185207-the-love-punch

In ‘The Love Punch’, Money Does Buy Happiness

The troubling implicit moral at the end of The Love Punch encapsulates the film's insubstantial construction.
2014-08-26

That The Love Punch fails so precipitously is made so puzzling because its premise and pedigree come pre-cooked in “can’t miss it” packaging. What can go wrong in asking two charismatic Brits, Emma Thompson and Pierce Brosnan, to act like Grace Kelly and Cary Grant in To Catch A Thief if they were re-telling Robin Hood, amusingly stealing from the fat cats as the economy burns to get what’s theirs? What could go wrong in so appealing a premise?

There is a moment when Richard (Brosnan) and Kate (Thompson), divorcees, hack into a web site to ascertain the identity of a mysterious French gazillionaire (Laurent Lafitte) who has just defrauded Richard’s company of all its money, leaving him, his ex-wife, his children, and all his employees twisting in the wind. And as they do, Kate suddenly shouts, “We’re in!” Then, she evaluates what she’s just exclaimed. “I’ve always wanted to say that,” she says.

In other words, The Love Punch is self-aware, uninterested in mining for real human emotion or genuinely commenting on what happens when a person’s financial portfolio in the current fiscal climate goes belly up. Instead, it decides to be a mild-mannered spoof of a crime caper, a silver screen variation on a Peter Mayle novel, chronicling the heist of a $10 million USD diamond the French gazillionaire has bought for his fiancé, Manon (Louise Bourgoin).

Director Joel Hopkins peppers in many hallmarks of the caper genre. There are innumerable Reservoir Dogs-esque shots of Richard and Kate and their eventual accomplices, Jerry (Timothy Spall) and Penelope (Cecilia Imrie) striding in slow motion. There are disguises and put-upon Texas accents and the sight of Emma Thompson donning a wet suit for a variation on an underwater break-in, and maybe that’s why ultimately she wanted to do the movie. Maybe she figured this was her last best chance to don a wet suit for an underwater break-in. Why there is even a car chase, Richard and Kate hastening after the prime villain upon being forcibly removed from his office. And the visual handling of this car chase speaks directly to the film’s aesthetic issues.

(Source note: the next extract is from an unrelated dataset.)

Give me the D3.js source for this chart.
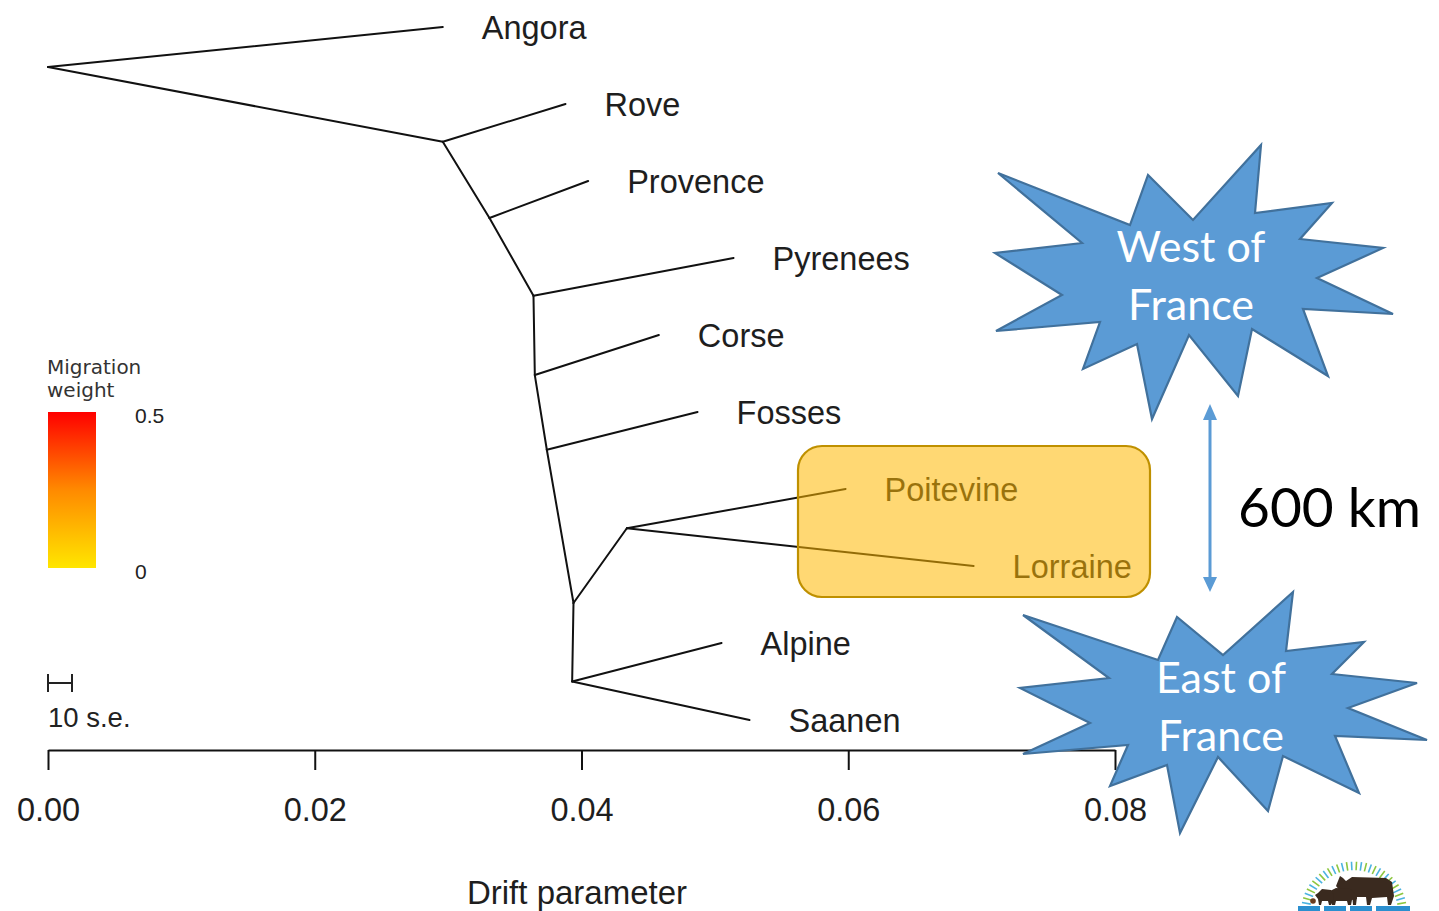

Hopkins is not a prolific director. He has made only three feature films, beginning with Jump Tomorrow in 2001, a breezy romantic comedy that excelled because it was on a much smaller scale. There he employed numerous static if handsomely eccentric frames to exemplary purpose. But in his ensuing films, 2008’s Last Chance Harvey and now this, he has attempted to broaden his filmmaking aesthetic, and not always for the better.

The car chase in The Love Punch is something of a mini-calamity, failing to negotiate the wide open spaces such an action-packed event requires, oddly opting for close-ups of the principal actors at bizarre moments and working in so many background shots of the Eiffel Tower that it becomes disorienting. It’s a sequence where you become hyperaware of the cuts rather than letting the cuts in succession wash over you.

Later, when Kate not-so-cleverly worms her way into Sophie’s inner circle, there is a scene when Hopkins cuts to her being forced to take a parasailing ride against her will. But all we see is another aberrant close-up of Kate aloft in the sky. Did Hopkins not have proper coverage of this sequence? Did the budget not allow for a full blown bout of parasailing? It’s problematic because its ill-advised staging negates the supposed punch line. All we can think as it happens is: “This doesn’t look right.”

But then, the majority of punch lines here are only punch lines in theory. Like, say, the sequences in which Mom and Dad enlist their son’s hacking services via Skype. Each time they do, their son momentarily leaves the room to employ a different computer at which point his collegiate roommate enters to unwittingly engage in a ribald act – going to the bathroom and/or pleasuring himself. This is the territory that The Love Punch mines for humor, and it stands at stark contrast with its elegant leading lady and poised leading man.

One ought give Ms. Thompson and Mr. Brosnan credit, and Ms. Imrie and Mr. Spall too, for gamely maneuvering through all these groan-inducing hijinks and suspect storytelling. The heist, in fact, is hardly plotted, obstacles so easily hurdled they barely register as obstacles at all. Meanwhile, Richard and Kate’s inevitable romantic re-kindling suffers as a result; it is intended to rise organically out of the heist’s complications, but because those complications barely evoke the word’s definition, they fail to genuinely incite the supposed re-kindling. Even worse, because Richard and Kate wind up with the precious stone and their subsequent millions, the underlining commentary is that money does buy happiness.

If there is one character with whom we can align it is, oddly enough, Manon, who begins as an alluring self-server before suffering a crisis of conscience and turning to Kate for life advice at which point she enlists herself as the thieves’ accomplice as a means to throw off her paramour’s shackles and merrily go it alone. She’s no rich man’s wife, and the only one in all The Love Punch who seems to genuinely be acting according to the whims of her soul.